I taught an undergraduate class titled “Coaching Basketball” in the fall semester with a curriculum based on the Level 1 Youth Basketball Coaching Association certification.
On the final exam, one question asked the students to describe the qualities and characteristics of a good coach. While not a scientific study, and possibly influenced by what the students felt the professor wanted to hear, the most common responses were:
- Knowledge of sport
- Willingness to listen
The students included college football and basketball players as well as general students with years of playing experience at the youth and high school levels in a variety of sports.
The next group of most frequent responses were:
- Love for the game
These students were looking back at their coaches or thinking about their current experiences as college athletes, so the answers may differ if we asked 10 – 14 year olds about the most important qualities and characteristics of a good coach.
However, even for youth coaches, these eight characteristics offer some insight. The students remarked that it was important that the coach know what he or she is talking about or the players quickly lose respect. Of course, this also becomes more important at higher levels when the players know a lot about the sport. When coaching 9-year-old beginners, knowledge is less important, as 9-year-olds do not know much themselves. However, at the high school level and beyond, coaches need a depth of knowledge about skills and tactics to teach and challenge their players continually.
Willingness to listen, honesty and understanding relate to one overall category: they want a coach who is human. Through the media, we have built coaches into mythic figures who must never show vulnerability because of their position of power. However, these students appreciated coaches who listened to the players, on and off the court. They also wanted coaches who spoke honestly rather than lying to try and not hurt someone’s feelings, and they wanted an understanding coach who could sympathize with players and their different situations. They simply wanted a human coach who could relate to players and treat them like people, not objects.

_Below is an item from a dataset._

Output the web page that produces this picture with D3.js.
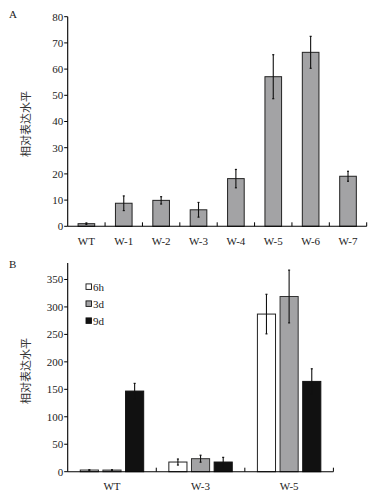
<!DOCTYPE html>
<html><head><meta charset="utf-8">
<script src="https://cdn.jsdelivr.net/npm/d3@7"></script>
<style>
body{margin:0;background:#fff;}
svg{display:block;}
</style></head>
<body>
<script>
// Panel A data
const catsA = ["WT","W-1","W-2","W-3","W-4","W-5","W-6","W-7"];
const valsA = [1.0, 8.8, 9.9, 6.3, 18.2, 57.1, 66.4, 19.1];
const errA  = [0.3, 2.8, 1.4, 2.8, 3.5, 8.4, 6.1, 1.9];
const ticksA = [0,10,20,30,40,50,60,70,80];

// Panel B data
const catsB = ["WT","W-3","W-5"];
const seriesB = ["6h","3d","9d"];
const vals6h = [3, 17.6, 287];
const vals3d = [3, 23.7, 319];
const vals9d = [146.8, 17.6, 164.4];
const err6h = [0.5, 5.5, 36];
const err3d = [0.5, 6.3, 48];
const err9d = [14, 8.5, 23];
const ticksB = [0,50,100,150,200,250,300,350];

const W = 373, H = 497;
const svg = d3.select("body").append("svg").attr("width", W).attr("height", H);
const serif = "'Liberation Serif','Times New Roman',serif";
const cjk = "'Noto Sans CJK SC','Noto Sans',sans-serif";
const grey = "#a3a3a5", black = "#111111";

function drawYTitle(cx, cy) {
  svg.append("text")
    .attr("transform", `translate(${cx},${cy}) rotate(-90)`)
    .attr("text-anchor","middle").attr("dominant-baseline","central")
    .attr("font-family", cjk).attr("font-size", 11).attr("fill","#333")
    .text("相对表达水平");
}

function drawYAxis(y, ticks, x0, top, bottom) {
  const g = svg.append("g");
  g.append("line").attr("x1",x0).attr("x2",x0).attr("y1",top).attr("y2",bottom)
    .attr("stroke","#000").attr("stroke-width",1.1);
  ticks.forEach(t => {
    g.append("line").attr("x1",x0-3.5).attr("x2",x0).attr("y1",y(t)).attr("y2",y(t))
      .attr("stroke","#000").attr("stroke-width",1);
    g.append("text").attr("x",x0-4.5).attr("y",y(t)).attr("dy","0.35em")
      .attr("text-anchor","end").attr("font-family",serif).attr("font-size",11)
      .attr("fill","#222").text(t);
  });
}

function errBar(x, yTop, yBot) {
  svg.append("line").attr("x1",x).attr("x2",x).attr("y1",yTop).attr("y2",yBot)
    .attr("stroke","#111").attr("stroke-width",1.1);
  [yTop,yBot].forEach(yy => svg.append("line").attr("x1",x-1).attr("x2",x+1)
    .attr("y1",yy).attr("y2",yy).attr("stroke","#111").attr("stroke-width",1.2));
}

// ---------- Panel A ----------
{
  const x0 = 67.7, x1 = 366.7, yb = 226.3, yt = 16.7;
  const x = d3.scaleBand().domain(catsA).range([x0, x1]).padding(0);
  const y = d3.scaleLinear().domain([0,80]).range([yb, yt]);
  const bw = x.bandwidth()*0.445;
  catsA.forEach((c,i) => {
    const cx = x(c) + x.bandwidth()/2;
    svg.append("rect").attr("x",cx-bw/2).attr("y",y(valsA[i]))
      .attr("width",bw).attr("height",yb-y(valsA[i]))
      .attr("fill",grey).attr("stroke","#222").attr("stroke-width",1);
    errBar(cx, y(valsA[i]+errA[i]), y(valsA[i]-errA[i]));
    svg.append("text").attr("x",cx).attr("y",244.5).attr("text-anchor","middle")
      .attr("font-family",serif).attr("font-size",11).attr("fill","#222").text(c);
  });
  // x axis
  svg.append("line").attr("x1",x0).attr("x2",x1).attr("y1",yb).attr("y2",yb)
    .attr("stroke","#000").attr("stroke-width",1.1);
  catsA.forEach((c,i) => { if (i>0) svg.append("line").attr("x1",x(c)).attr("x2",x(c))
    .attr("y1",yb).attr("y2",yb-4).attr("stroke","#000"); });
  svg.append("line").attr("x1",x1).attr("x2",x1).attr("y1",yb).attr("y2",yb-4).attr("stroke","#000");
  drawYAxis(y, ticksA, x0, yt, yb);
  drawYTitle(25, 124);
  svg.append("text").attr("x",9).attr("y",18).attr("font-family",serif)
    .attr("font-size",11).attr("fill","#222").text("A");
}

// ---------- Panel B ----------
{
  const x0 = 67.7, x1 = 333.4, yb = 471.7, yt = 263;
  const xg = d3.scaleBand().domain(catsB).range([x0, x1]).padding(0);
  const outer = xg.bandwidth()*0.142;
  const xs = d3.scaleBand().domain(seriesB).range([outer, xg.bandwidth()-outer]).paddingInner(0.2).paddingOuter(0);
  const y = d3.scaleLinear().domain([0,380]).range([yb, yt]);
  const vals = [vals6h, vals3d, vals9d], errs = [err6h, err3d, err9d];
  const fills = ["#ffffff", grey, black];
  const strokes = ["#222", "#333", "#111"];
  catsB.forEach((c,i) => {
    seriesB.forEach((s,j) => {
      const bx = xg(c) + xs(s);
      const v = vals[j][i];
      svg.append("rect").attr("x",bx).attr("y",y(v)).attr("width",xs.bandwidth())
        .attr("height",yb-y(v)).attr("fill",fills[j]).attr("stroke",strokes[j]).attr("stroke-width",1);
      errBar(bx + xs.bandwidth()/2, y(v+errs[j][i]), y(v-errs[j][i]));
    });
    svg.append("text").attr("x",xg(c)+xg.bandwidth()/2).attr("y",489.5).attr("text-anchor","middle")
      .attr("font-family",serif).attr("font-size",11).attr("fill","#222").text(c);
  });
  svg.append("line").attr("x1",x0).attr("x2",x1).attr("y1",yb).attr("y2",yb)
    .attr("stroke","#000").attr("stroke-width",1.1);
  catsB.forEach((c,i) => { if (i>0) svg.append("line").attr("x1",xg(c)).attr("x2",xg(c))
    .attr("y1",yb).attr("y2",yb-4).attr("stroke","#000"); });
  svg.append("line").attr("x1",x1).attr("x2",x1).attr("y1",yb).attr("y2",yb-4).attr("stroke","#000");
  drawYAxis(y, ticksB, x0, yt, yb);
  drawYTitle(25, 371);
  svg.append("text").attr("x",9).attr("y",268).attr("font-family",serif)
    .attr("font-size",11).attr("fill","#222").text("B");
  // legend
  const lg = svg.append("g");
  seriesB.forEach((s,j) => {
    const ly = 286.7 + j*17;
    lg.append("rect").attr("x",86).attr("y",ly-2.8).attr("width",5.5).attr("height",5.5)
      .attr("fill",fills[j]).attr("stroke","#111").attr("stroke-width",0.9);
    lg.append("text").attr("x",93).attr("y",ly).attr("dy","0.36em")
      .attr("font-family",serif).attr("font-size",11).attr("fill","#222").text(s);
  });
}
</script>
</body></html>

Players responded to enthusiastic coaches who loved what they were doing and the game. Many coaches coach because they are gym rats and like helping people, and players generally respond to these coaches regardless of skills or knowledge because their enthusiasm is genuine. Other coaches appear cold or distant, like they are forced into coaching or dislike the players, and players dislike these coaches. People’s feeling generally show through their demeanor, and these feelings affect the players’ enthusiasm and the players’ behavior toward the coach.
A confident and motivating coach inspired players. It is hard for players to feel confident when a coach appears insecure or unsure of himself. Do soldiers follow a timid leader into battle? In all the great cliched movie scenes, is the hero timid or unsure of the plan or does he exude confidence?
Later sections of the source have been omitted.